Como está a equipa a trabalhar? Com a participação da população e de peritos. "A primeira ronda de trabalho já foi feita: constituímos grupos de discussão com população de três concelhos do país (Vila Franca de Xira, Vila Nova de Gaia e Beja). Foram nove grupos de trabalho e colocámos a todos as mesmas questões. O que é que se entende como o mínimo que dê dignidade ao ser humano? Quais os itens que devem ser satisfeitos para que esse mínimo seja alcançado? Em cada concelho há um grupo de idosos, um grupo de pessoas em idade activa sem filhos e um grupo de pessoas em idade activa com filhos. As conclusões a que já chegámos é que o mínimo é mais do que o mínimo de subsistência, as pessoas sentem que o adequado deve conter aspectos como vida cultural, segurança... A fase seguinte será listar mesmo os bens: bolacha Maria, cem gramas; 1kg de bife de 15 em 15 dias; quantas vezes é que se muda de sapatos por ano..."
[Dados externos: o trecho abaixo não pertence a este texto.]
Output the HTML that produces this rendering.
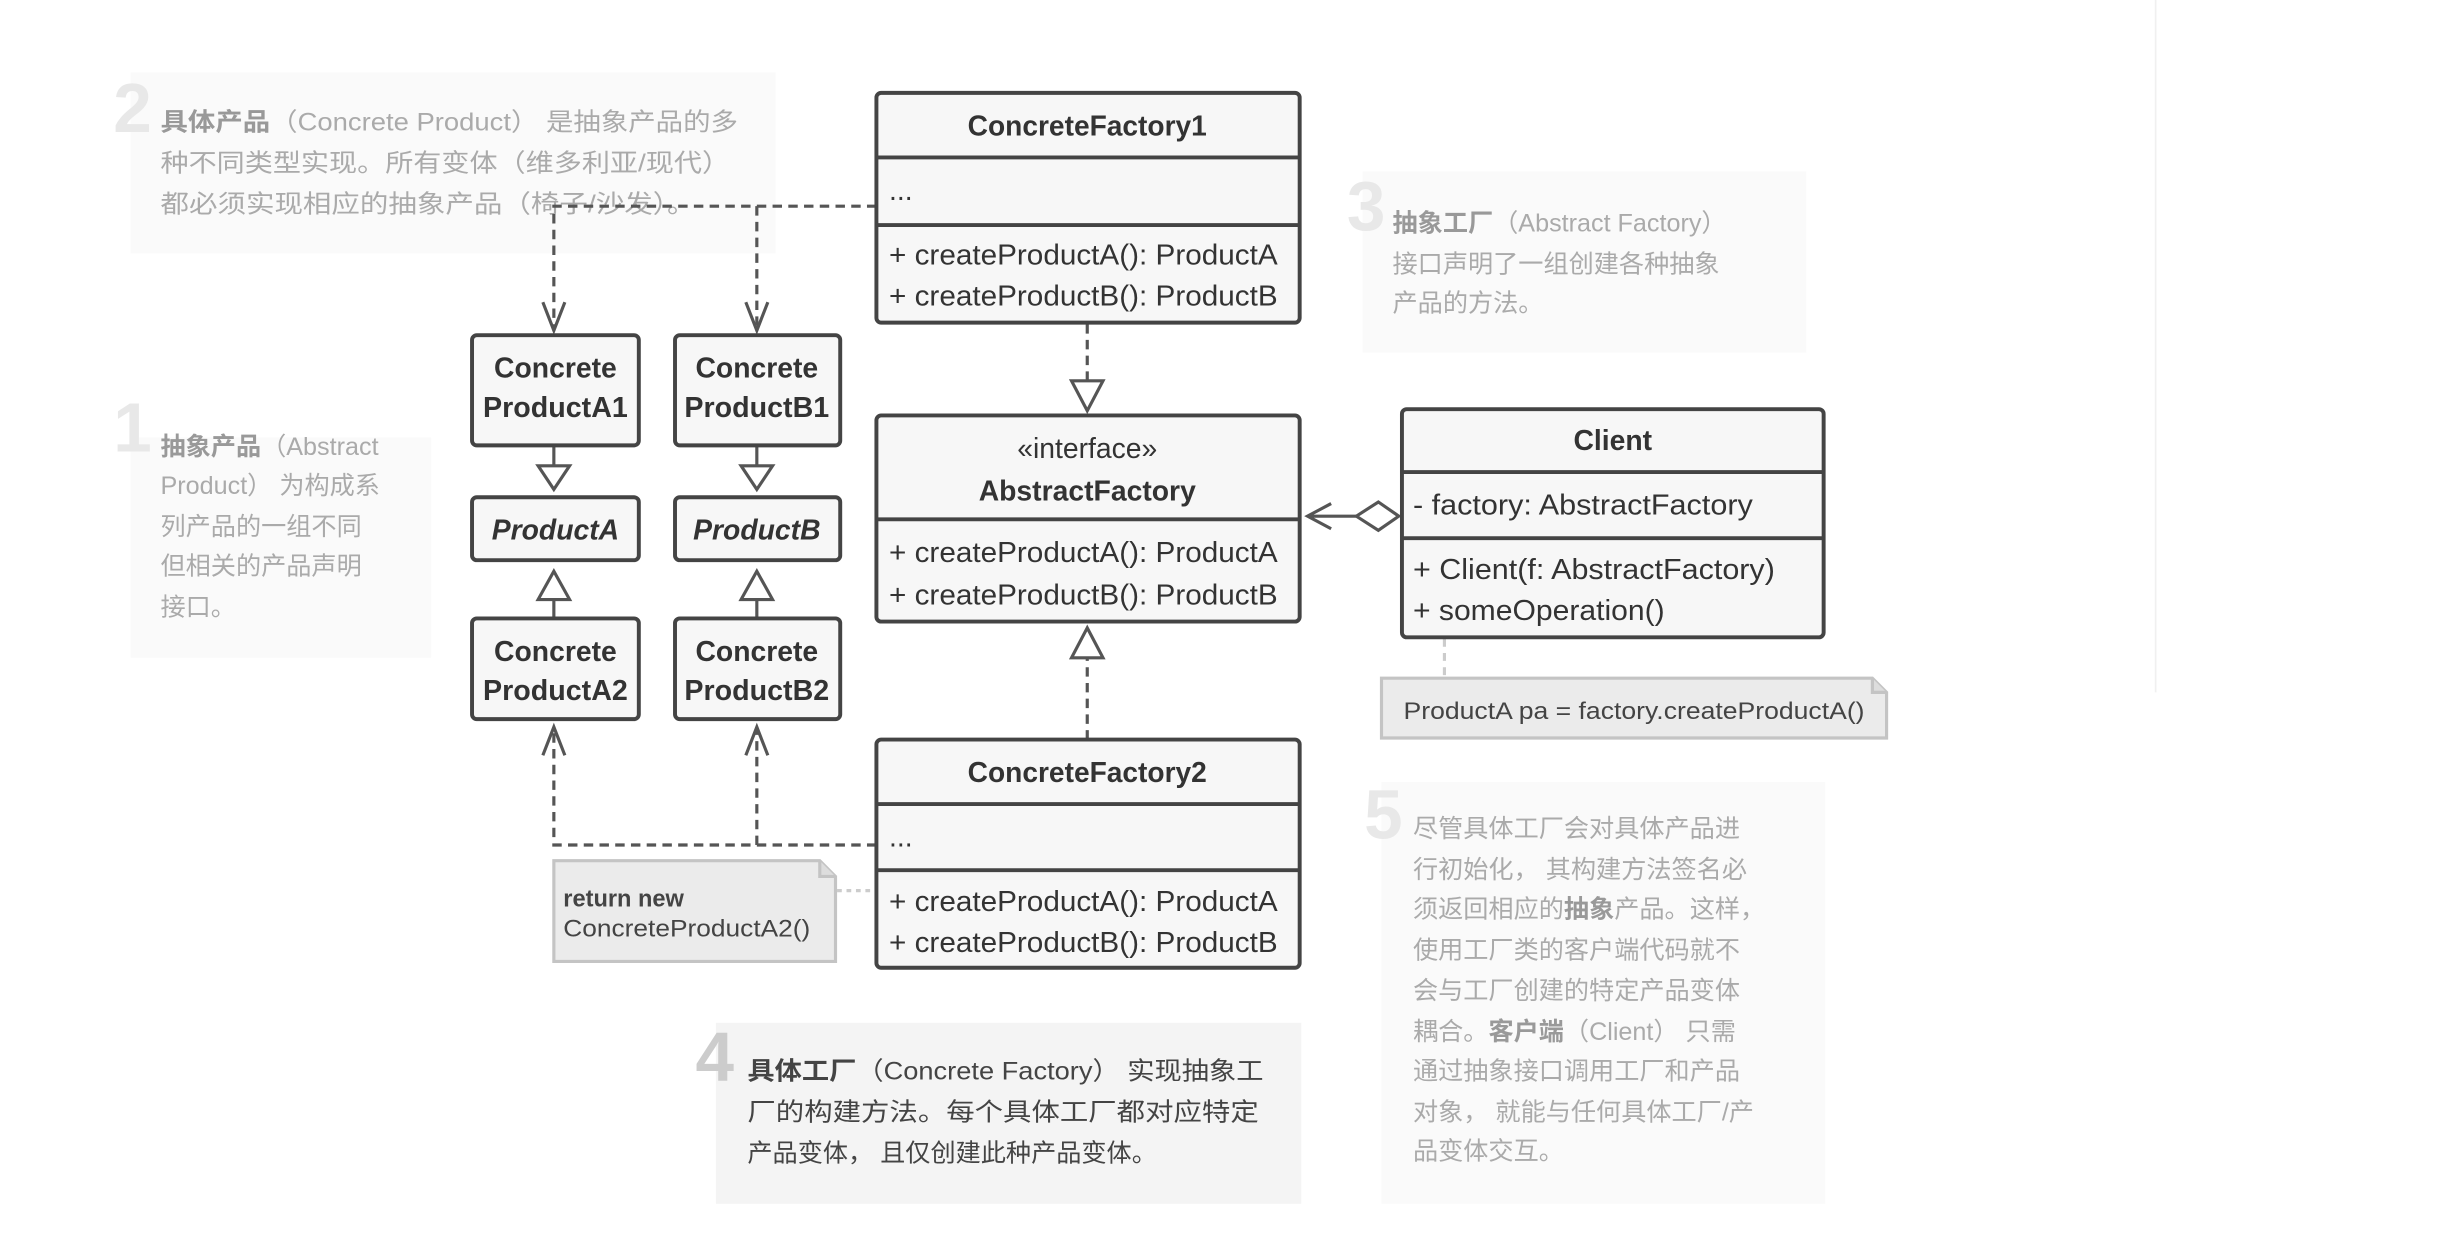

Mais grupos serão constituídos e o grau de pormenor pedido será cada vez maior. Pretende-se que haja gente de diferentes classes sociais e níveis de escolaridade. Tudo isso vai ser quantificado e valorizado aos preços correntes. Um grupo de peritos vai analisando os resultados.

"Por exemplo, quando as pessoas disserem "A dieta alimentar deve ser assim", vamos pedir a peritos em nutrição que opinem. E pode haver algumas correcções. O estudo feito em 1969 também partiu de grupos, de mesas-redondas, só que em vez de ser com a população eram técnicos e peritos que discutiam se a pessoa há-de ter um par de sapatos ou dois."

No fim, o "rendimento adequado" para os diferentes tipos de família será apresentado ao público. "Não significa que o Governo não possa dizer que as condições económicas do país não permitem que seja esse o valor" do SMN, por exemplo." Mas é diferente saber que é esse valor a que se deve aspirar, diz.

Pereirinha não esconde o entusiasmo de um trabalho no qual participa ainda a Rede Europeia Antipobreza de Portugal e que tem como consultores a economista Manuela Silva, co-autora do estudo coordenado por Bruto da Costa, em 1985, Eduarda Ribeiro, co-autora do estudo de 1969, e uma equipa da Universidade de Loughborough, no Reino Unido. "Numa das reuniões, uma pessoa dizia que na dieta alimentar das crianças não devia entrar o Bolicao. Mas alguém respondeu: "Mas eu gosto de dar, de vez em quando, um Bolicao ao meu filho. É um miminho." A questão é: um miminho é uma necessidade? Sim, é uma necessidade, não é um luxo, não é supérfluo. É viver com dignidade."